Telegraph Group, a wholly-owned UK subsidiary of Lord Conrad Black's Hollinger International, has guaranteed a $310 million (€259.38m; £182.12m) credit facility on behalf of its beleaguered parent, it emerged Tuesday.
The unit's 2002 accounts, filed with Companies House [a UK government agency], indicate that the guarantees -- secured by fixed and floating charges over all the assets of Telegraph Group - were used against total debts of $265m at "certain of its parent companies" at the end of last year.
The accounts also show that dividends paid by the UK business soared last year from £660,000 to £54.8 million, with the payments to parent companies surpassing by nearly 40% pre-tax profits of £39.7m. This munificence compares with a fall in revenues from £327.6m to £310.2m.
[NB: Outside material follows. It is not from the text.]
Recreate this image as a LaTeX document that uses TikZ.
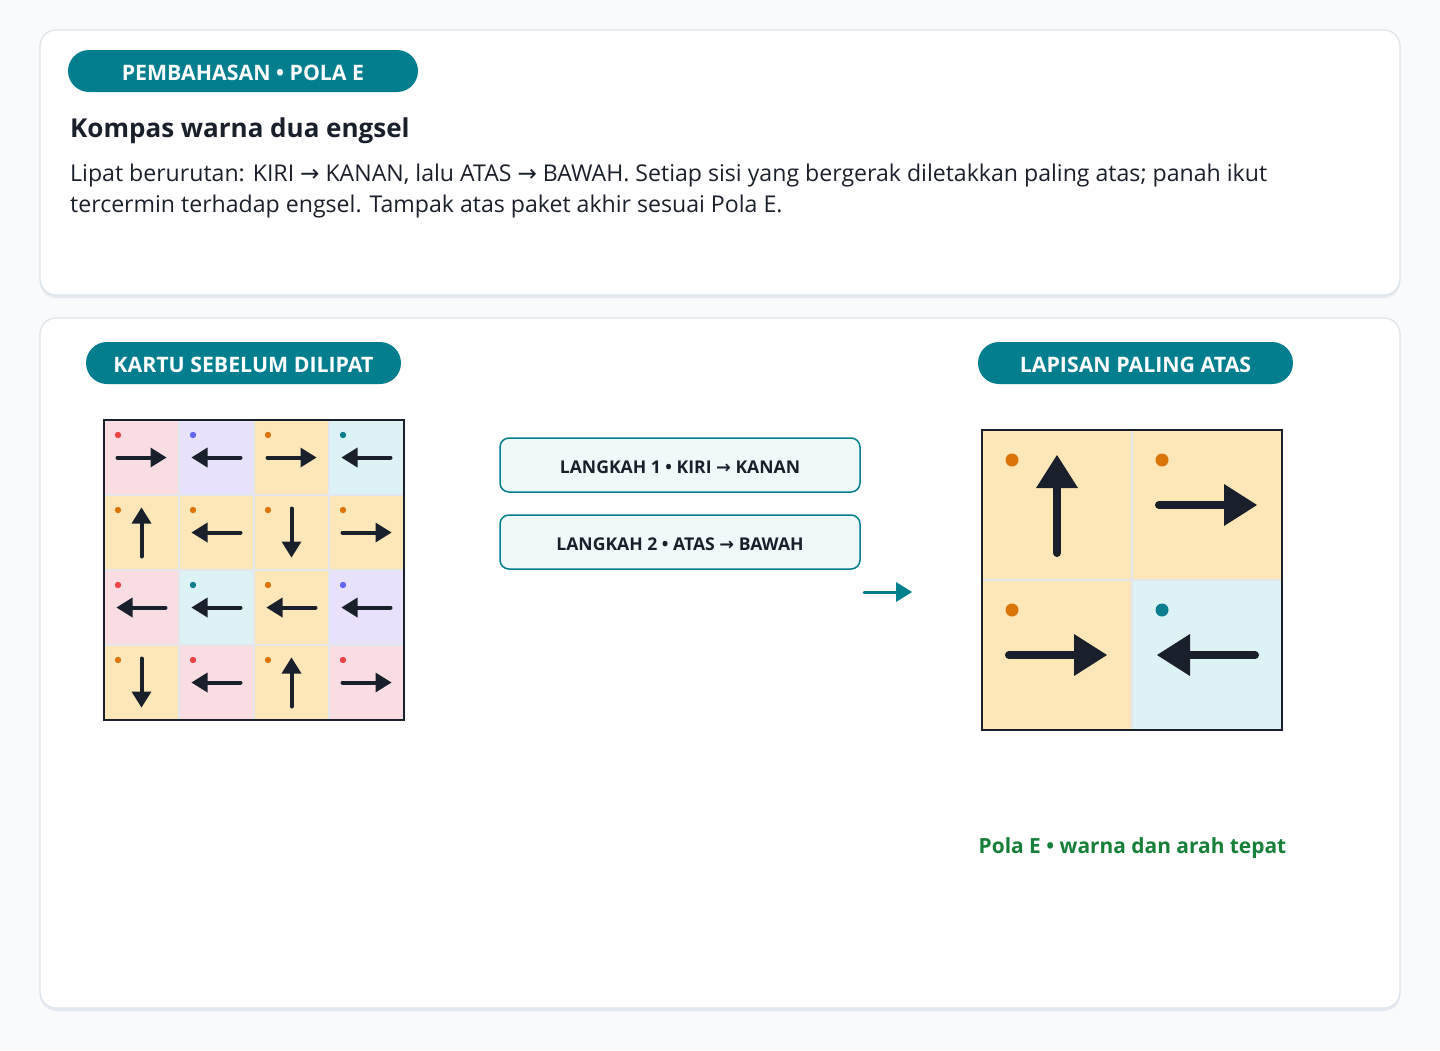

Telegraph Group ceo Daniel Colson -- who earlier this week added to his duties the role of chief operating officer at Hollinger International -- defended the guarantees: "The credit facilities provided by our banking syndicates are guaranteed by operating subsidiaries, and the banks insist on cross-guarantees."
Colson is likely to find his appointments diary crammed to overflowing in the coming weeks as Telegraph Group, the jewel in the Hollinger crown, come under increasing siege from wannabe buyers.
Heading the queue as frontrunner is the controversial British press baron Richard Desmond, whose unsavoury 'top shelf' magazine publishing empire Northern & Shell funded his purchase of Express Newspapers two years ago.
Desmond is said to be salivating at the prospect of laying hands on the UK's best-selling broadsheet, the Daily Telegraph plus its Sunday sibling and, according to upmarket newspaper rival The Times of London, has appointed stockbrokers Seymour Pierce to prepare a bid.
Meanwhile The Times proprietor, Rupert Murdoch's News International, remained loftily above the scurryings: "News International has expressed no interest in acquiring the Telegraph Group and we have no interest in acquiring the Telegraph Group," yawned chairman Leslie Hinton.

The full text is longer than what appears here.